= Joseph Ashbury =

English actor and theatrical manager

Joseph Ashbury (1638–1720), was an English actor and theatrical manager.

==Biography==
Ashbury was born in London in 1638, into a prominent family, was educated at Eton College, and entered the army. Quartered in Ireland when the protectorate of Richard Cromwell came to an end, he was one of the officers who were dismissed under the régime of the revived Rump Parliament, and he was also one of those who, in the royalist interest, seized Dublin Castle in December 1659. At the Restoration he was rewarded by the lieutenancy of a company of foot which Charles II granted to the city of Dublin, and the new lord-lieutenant, the Duke of Ormond, made Ashbury in 1662 one of the gentlemen of his retinue and deputy master of the revels.

In 1682 he became master of the revels and patentee. The duties or privileges of the latter post seem to have been nominal, since for years the only playhouse in Dublin, the Smock Alley Theatre or Orange Street Theatre, had been closed. But Ashbury, whose first wife was the sister of an actor, seems at this time to have turned his attention to professional acting and to have given instructions in the art with eminent success. About 1674 both he and Mrs.
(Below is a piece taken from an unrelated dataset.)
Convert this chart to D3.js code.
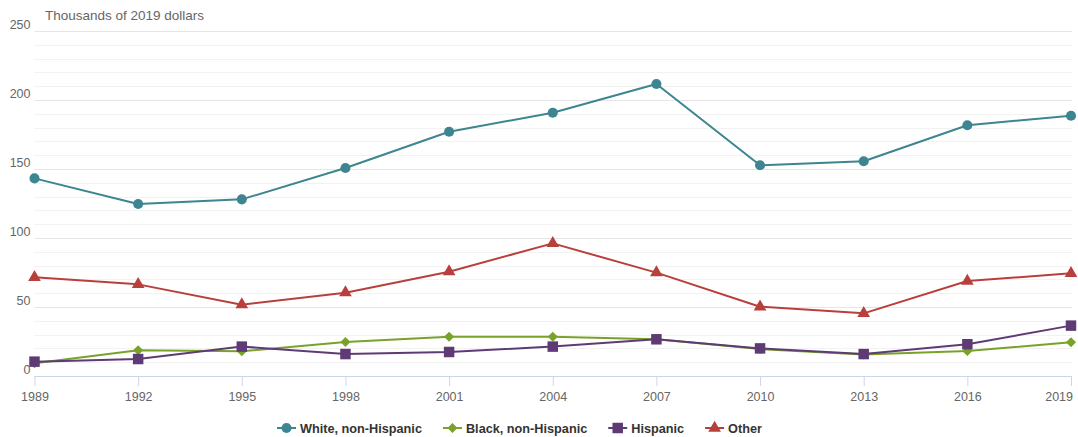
<!DOCTYPE html>
<html>
<head>
<meta charset="utf-8">
<script src="https://cdn.jsdelivr.net/npm/d3@7/dist/d3.min.js"></script>
<style>
  html, body { margin: 0; padding: 0; background: #fff; }
  svg { display: block; font-family: "Liberation Sans", Arial, Helvetica, sans-serif; }
</style>
</head>
<body>
<svg id="chart" width="1078" height="437"></svg>
<script>
// ---- data ----
const years = [1989, 1992, 1995, 1998, 2001, 2004, 2007, 2010, 2013, 2016, 2019];
const white = [143.2, 124.6, 128.0, 150.7, 177.0, 190.8, 211.6, 152.7, 155.6, 181.7, 188.6];
const black = [9.2, 18.6, 17.9, 24.6, 28.5, 28.5, 26.6, 19.5, 15.5, 18.1, 24.4];
const hispanic = [10.4, 12.3, 21.3, 15.9, 17.4, 21.3, 26.6, 20.0, 15.9, 23.0, 36.5];
const other = [71.5, 66.4, 51.7, 60.4, 75.6, 96.1, 74.9, 50.2, 45.4, 68.8, 74.4];
const seriesNames = ["White, non-Hispanic", "Black, non-Hispanic", "Hispanic", "Other"];
const yTicks = [0, 50, 100, 150, 200, 250];
const yTitle = "Thousands of 2019 dollars";

const colors = ["#3d8590", "#79a22b", "#5e3b74", "#b8403c"];
const symbols = [d3.symbolCircle, d3.symbolDiamond2, d3.symbolSquare, d3.symbolTriangle];
const symSizes = [80, 64, 110, 70];

const series = [white, black, hispanic, other].map((vals, i) => ({
  name: seriesNames[i], color: colors[i], symbol: symbols[i], size: symSizes[i],
  points: years.map((yr, j) => ({ year: yr, value: vals[j] }))
}));

const svg = d3.select("#chart");
const plotLeft = 34.5, plotRight = 1071, plotTop = 31, plotBottom = 376;

const x = d3.scaleLinear().domain([1989, 2019]).range([plotLeft, plotRight]);
const y = d3.scaleLinear().domain([0, 250]).range([plotBottom, plotTop]);

// minor grid (every 10)
svg.append("g").selectAll("line")
  .data(d3.range(0, 251, 10).filter(v => v % 50 !== 0))
  .join("line")
  .attr("x1", plotLeft).attr("x2", plotRight + 1)
  .attr("y1", d => Math.round(y(d)) + 0.5).attr("y2", d => Math.round(y(d)) + 0.5)
  .attr("stroke", "#f2f2f2").attr("stroke-width", 1);

// major grid
svg.append("g").selectAll("line")
  .data(yTicks.filter(v => v > 0))
  .join("line")
  .attr("x1", plotLeft).attr("x2", plotRight + 1)
  .attr("y1", d => Math.round(y(d)) + 0.5).attr("y2", d => Math.round(y(d)) + 0.5)
  .attr("stroke", "#e6e6e6").attr("stroke-width", 1);

// y axis labels
const yAxis = d3.axisLeft(y).tickValues(yTicks).tickSize(0).tickPadding(4);
const gy = svg.append("g").attr("transform", `translate(${plotLeft},0)`).call(yAxis);
gy.select(".domain").remove();
gy.selectAll("text")
  .attr("fill", "#666").attr("font-size", "12.5px")
  .attr("font-family", "'Liberation Sans', Arial, sans-serif")
  .attr("dy", "-0.2em");

// y title
svg.append("text")
  .attr("x", 45).attr("y", 20)
  .attr("fill", "#666").attr("font-size", "13.5px")
  .text(yTitle);

// x axis
const xAxis = d3.axisBottom(x).tickValues(years).tickFormat(d3.format("d")).tickSize(10).tickPadding(6);
const gx = svg.append("g").attr("transform", `translate(0,${plotBottom})`).call(xAxis);
gx.select(".domain").attr("stroke", "#ccd6eb").attr("d", `M${plotLeft},0.5H${plotRight + 1}`);
gx.selectAll(".tick line").attr("stroke", "#ccd6eb");
gx.selectAll("text")
  .attr("fill", "#666").attr("font-size", "12.5px")
  .attr("font-family", "'Liberation Sans', Arial, sans-serif")
  .attr("text-anchor", (d, i, n) => i === n.length - 1 ? "end" : "middle")
  .attr("dx", (d, i, n) => i === n.length - 1 ? "1.5" : "0");

// series
const line = d3.line().x(d => x(d.year)).y(d => y(d.value));
series.forEach(s => {
  const g = svg.append("g");
  g.append("path").datum(s.points)
    .attr("d", line).attr("fill", "none")
    .attr("stroke", s.color).attr("stroke-width", 2)
    .attr("stroke-linejoin", "round").attr("stroke-linecap", "round");
  g.selectAll("path.m").data(s.points).join("path")
    .attr("class", "m")
    .attr("transform", d => `translate(${x(d.year)},${y(d.value)})`)
    .attr("d", d3.symbol().type(s.symbol).size(s.size))
    .attr("fill", s.color);
});

// legend
const legend = svg.append("g");
let lx = 277;
const ly = 428;
series.forEach(s => {
  const item = legend.append("g").attr("transform", `translate(${lx},${ly})`);
  item.append("line").attr("x1", 0).attr("x2", 19).attr("y1", 0).attr("y2", 0)
    .attr("stroke", s.color).attr("stroke-width", 2);
  item.append("path").attr("transform", "translate(9.5,0)")
    .attr("d", d3.symbol().type(s.symbol).size(s.size)).attr("fill", s.color);
  const t = item.append("text").attr("x", 23).attr("y", 4.5)
    .attr("fill", "#333").attr("font-size", "12.7px").attr("font-weight", "bold")
    .text(s.name);
  lx += 23 + t.node().getComputedTextLength() + 21;
});
</script>
</body>
</html>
Betterton are mentioned as teaching the Princess Anne, afterwards queen, to play Semandra in Lee's 'Mithridates,' when acted at Whitehall by persons of high rank. When, in celebration of the overthrow of the Stuart cause in Ireland, 'Othello' was acted (December 1691) at Dublin by amateurs, most of them officers of the garrison, Ashbury, who superintended the performance and played Iago, is spoken of as the only professional actor among the performers.

About the same time he engaged in London a company which included Wilks, and attempted to revive the drama in Ireland by reopening the theatre in Orange Street with 'Othello' on 23 March 1692. By skilful management and by encouraging promising histrionic talent – Booth and Quin were introduced by him to the boards - Ashbury secured for the Dublin stage a great reputation. He himself was an excellent actor, and his second wife, also an actress, gave him material assistance. Colonel Careless in the 'Committee,' and Don Quixote were among his best parts. In his 78th year he continued to act with success, and he survived to the age of 82, dying in the summer or autumn of 1720.